30.03.2005 | Cultura e Tradizioni

Il vino santo dell'Alto Tevere

Offuscato per tanto tempo dal vicino di casa toscano, oggi anche il vin santo umbro fa sentire la sua voce. Non molti lo sanno, ma uno dei prodotti più tradizionalmente legati alla cultura dell’Alta Valle del Tevere è il Vinsanto, che qui viene fatto da sempre dando come risultato un prodotto di peculiari caratteristiche, che per la sua qualità non ha assolutamente nulla da invidiare a quello proveniente dalle zone per le quali è famoso, principalmente la Toscana.

Incerta e leggendaria è l’origine del nome di questo vino liquoroso: si dice che durante la peste del 1348 a Siena un frate somministrasse agli ammalati questo vino, al quale venne attribuito il merito della guarigione di alcuni di essi (da cui il nominativo di Santo); altri, molto più semplicemente, lo associano al fatto che fosse il vino utilizzato dai sacerdoti nelle Messe, ma la spiegazione più plausibile fa riferimento alle fasi del ciclo produttivo, che avvengono in concomitanza con le feste di Ognissanti, di Natale e della Settimana Santa.
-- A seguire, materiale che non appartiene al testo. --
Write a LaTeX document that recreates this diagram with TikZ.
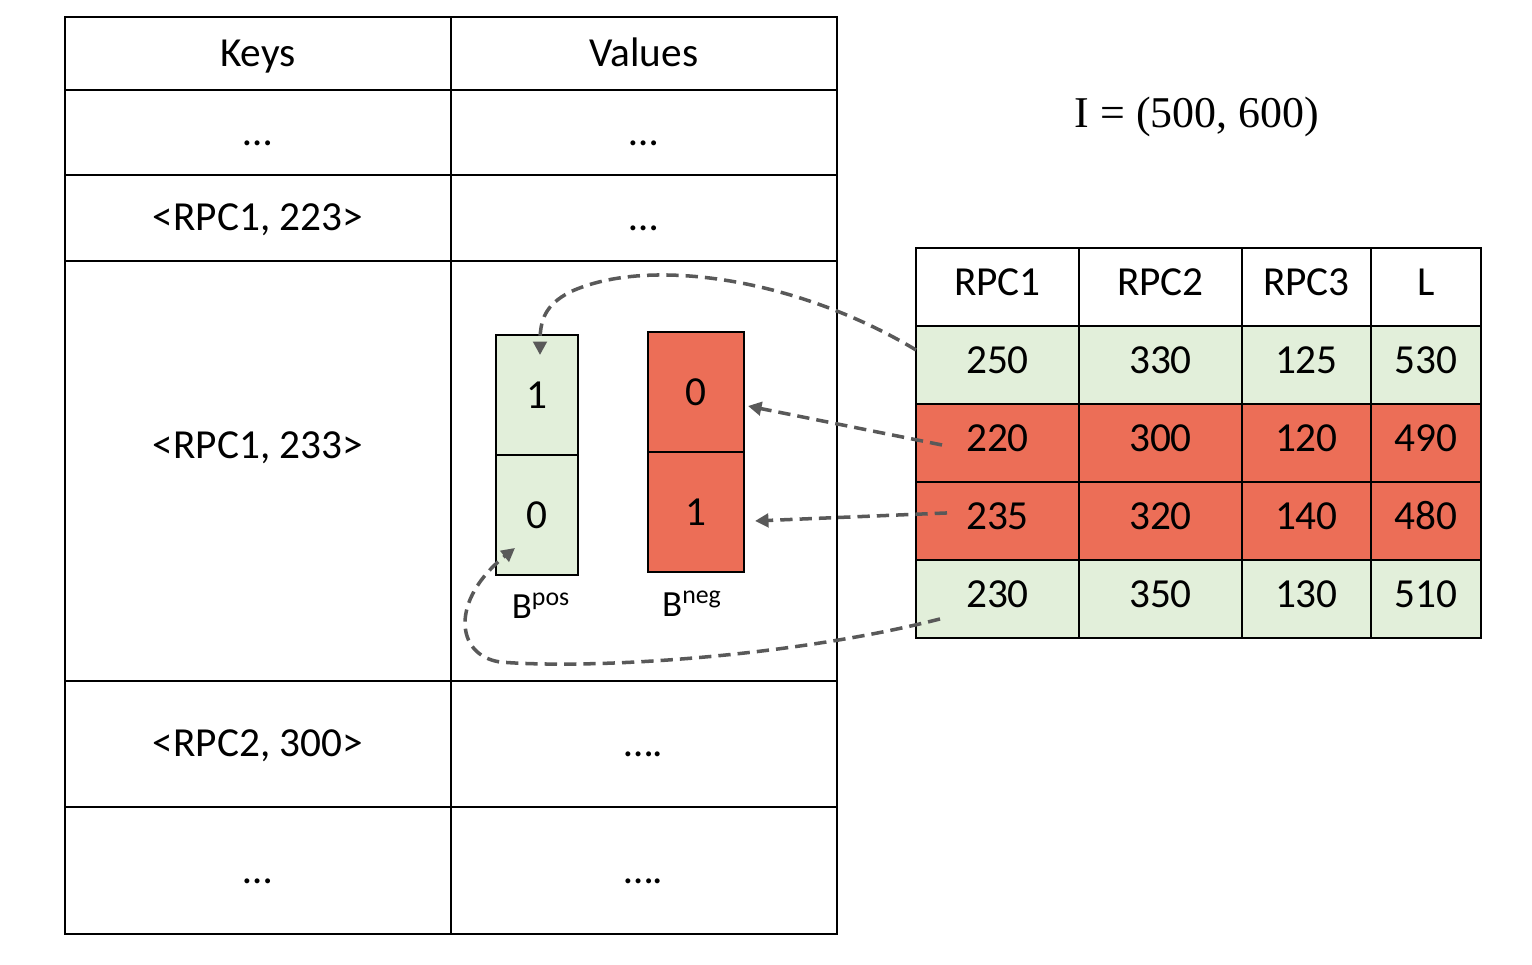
\documentclass[tikz,border=0pt]{standalone}
\usepackage{fontspec}
\setmainfont{Carlito}
\newfontfamily\eqfont{Liberation Serif}
\usepackage{xcolor}
\definecolor{cGreen}{HTML}{E2EFDA}
\definecolor{cRed}{HTML}{EC6E57}
\definecolor{cLink}{HTML}{595959}
\usetikzlibrary{positioning,arrows.meta,calc}
\tikzset{
  cell/.style={draw=black,line width=1.1pt,inner sep=0pt,outer sep=0pt,
    align=center,font=\fontsize{23.5}{28}\selectfont},
  map-cell/.style={cell,minimum width=7.72cm,text height=0.6cm,text depth=0.08cm},
  rpc-cell/.style={cell,minimum height=1.56cm,text height=0.55cm,text depth=0.19cm},
  col-wide/.style={minimum width=3.26cm},
  col-mid/.style={minimum width=2.58cm},
  col-narrow/.style={minimum width=2.2cm},
  cell-pos/.style={fill=cGreen},
  cell-neg/.style={fill=cRed},
  bit-pos/.style={cell,cell-pos,minimum width=1.64cm,minimum height=2.4cm},
  bit-neg/.style={cell,cell-neg,minimum width=1.92cm,minimum height=2.4cm},
  bit-name/.style={font=\fontsize{21}{25}\selectfont},
  arrow-link/.style={-{Triangle[length=2.7mm,width=2.7mm]},line width=2pt,
    draw=cLink,dash pattern=on 7pt off 4pt},
}

\begin{document}
\begin{tikzpicture}[x=0.02cm,y=-0.02cm]
  \useasboundingbox (0,0) rectangle (1532,964);
  % key/value map
  \node[map-cell,minimum height=1.46cm,anchor=north west] (keys) at (65,17) {Keys};
  \node[map-cell,minimum height=1.46cm,right=0pt of keys] (vals) {Values};
  \node[map-cell,minimum height=1.70cm,below=0pt of keys] (key-a) {…};
  \node[map-cell,minimum height=1.70cm,right=0pt of key-a] (val-a) {…};
  \node[map-cell,minimum height=1.72cm,below=0pt of key-a] (key-b) {<RPC1, 223>};
  \node[map-cell,minimum height=1.72cm,right=0pt of key-b] (val-b) {…};
  \node[map-cell,minimum height=8.40cm,text height=0.4cm,text depth=0.88cm,below=0pt of key-b] (key-c) {<RPC1, 233>};
  \node[map-cell,minimum height=8.40cm,right=0pt of key-c] (val-c) {};
  \node[map-cell,minimum height=2.52cm,below=0pt of key-c] (key-d) {<RPC2, 300>};
  \node[map-cell,minimum height=2.52cm,right=0pt of key-d] (val-d) {….};
  \node[map-cell,minimum height=2.54cm,below=0pt of key-d] (key-e) {…};
  \node[map-cell,minimum height=2.54cm,right=0pt of key-e] (val-e) {….};
  % bit vectors
  \node[bit-pos,anchor=north west] (pos-one) at (496,335) {1};
  \node[bit-pos,below=0pt of pos-one] (pos-zero) {0};
  \node[bit-neg,anchor=north west] (neg-zero) at (648,332) {0};
  \node[bit-neg,below=0pt of neg-zero] (neg-one) {1};
  \node[bit-name] (pos-name) at (541,606) {B\textsuperscript{pos}};
  \node[bit-name] (neg-name) at (692,604) {B\textsuperscript{neg}};
  % interval
  \node[font=\eqfont\fontsize{25}{30}\selectfont] (range) at (1197,117) {I = (500, 600)};
  % samples
  \node[rpc-cell,col-wide,anchor=north west] (h1) at (916,248) {RPC1};
  \node[rpc-cell,col-wide,right=0pt of h1] (h2) {RPC2};
  \node[rpc-cell,col-mid,right=0pt of h2] (h3) {RPC3};
  \node[rpc-cell,col-narrow,right=0pt of h3] (h4) {L};
  \node[rpc-cell,col-wide,cell-pos,below=0pt of h1] (a1) {250};
  \node[rpc-cell,col-wide,cell-pos,right=0pt of a1] (a2) {330};
  \node[rpc-cell,col-mid,cell-pos,right=0pt of a2] (a3) {125};
  \node[rpc-cell,col-narrow,cell-pos,right=0pt of a3] (a4) {530};
  \node[rpc-cell,col-wide,cell-neg,below=0pt of a1] (b1) {220};
  \node[rpc-cell,col-wide,cell-neg,right=0pt of b1] (b2) {300};
  \node[rpc-cell,col-mid,cell-neg,right=0pt of b2] (b3) {120};
  \node[rpc-cell,col-narrow,cell-neg,right=0pt of b3] (b4) {490};
  \node[rpc-cell,col-wide,cell-neg,below=0pt of b1] (c1) {235};
  \node[rpc-cell,col-wide,cell-neg,right=0pt of c1] (c2) {320};
  \node[rpc-cell,col-mid,cell-neg,right=0pt of c2] (c3) {140};
  \node[rpc-cell,col-narrow,cell-neg,right=0pt of c3] (c4) {480};
  \node[rpc-cell,col-wide,cell-pos,below=0pt of c1] (d1) {230};
  \node[rpc-cell,col-wide,cell-pos,right=0pt of d1] (d2) {350};
  \node[rpc-cell,col-mid,cell-pos,right=0pt of d2] (d3) {130};
  \node[rpc-cell,col-narrow,cell-pos,right=0pt of d3] (d4) {510};
  % links
  \draw[arrow-link] ($(a1.west)+(0,-15)$) .. controls (800,280) and (650,255) .. (570,292)
    .. controls (545,305) and (540,320) .. ($(pos-one.north)+(3,20)$);
  \draw[arrow-link] ($(b1.west)+(26,2)$) -- ($(neg-zero.east)+(4,14)$);
  \draw[arrow-link] ($(c1.west)+(31,-8)$) -- ($(neg-one.east)+(11,9)$);
  \draw[arrow-link] ($(d1.west)+(24,20)$) .. controls (800,655) and (600,670) .. (500,662)
    .. controls (455,655) and (450,600) .. ($(pos-zero.south)+(-22,-27)$);
\end{tikzpicture}
\end{document}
Il vinsanto fa parte integrante della tradizione altotiberina e viene ancora oggi diffusamente prodotto a livello familiare, con procedimenti antichi e tradizionali, rimasti invariati nel tempo, a cominciare dalla scelta delle uve, che devono essere ben mature, con grappoli radi e sani e di varie qualità (principalmente Trebbiano toscano e Malvasia, ma anche Grechetto, Canaiolo bianco, San Colombano, Vernaccia), e dalla raccolta, che deve avvenire nelle ore centrali del giorno, quando i grappoli sono ben asciugati dalla rugiada del mattino, e con estrema accortezza, prestando la massima attenzione a che gli acini rimangano integri. Fondamentale è la fase successiva di appassimento, che avviene per un periodo prolungato appendendo le uve in ambienti ben asciutti ed areati.

Nella tradizione contadina, i grappoli venivano appesi alle travi della cucina, dove il camino garantiva il calore necessario, ed il fumo che usciva conferiva un gusto ed un aroma del tutto peculiari al prodotto finale. Dalla spremitura di queste uve appassite, esce un mosto dolcissimo che viene messo in piccole botti dette “caratelli”, al cui interno si trova la “Madre”, una massa densa costituita dai sedimenti residui degli anni precedenti, che consente di avviare la fermentazione e che anno dopo anno trasmette e conserva le caratteristiche di gusto ed aroma che sono proprie di ogni vinsanto.

Nel caratello, il vinsanto rimarrà per un periodo molto lungo, non inferiore ai tre anni, nel quale si alterneranno in modo naturale fasi di ebollizione e di riposo, legate all’andamento delle temperature stagionali, e si svolgeranno altri processi di invecchiamento, che daranno come risultato finale un prodotto unico, con caratteristiche organolettiche che lo renderanno unico e distinguibile da ogni altro vinsanto. La Comunità montana dell’Alto Tevere Umbro sta lavorando su un progetto di valorizzazione del vinsanto altotiberino anche attraverso la elaborazione di un disciplinare di produzione.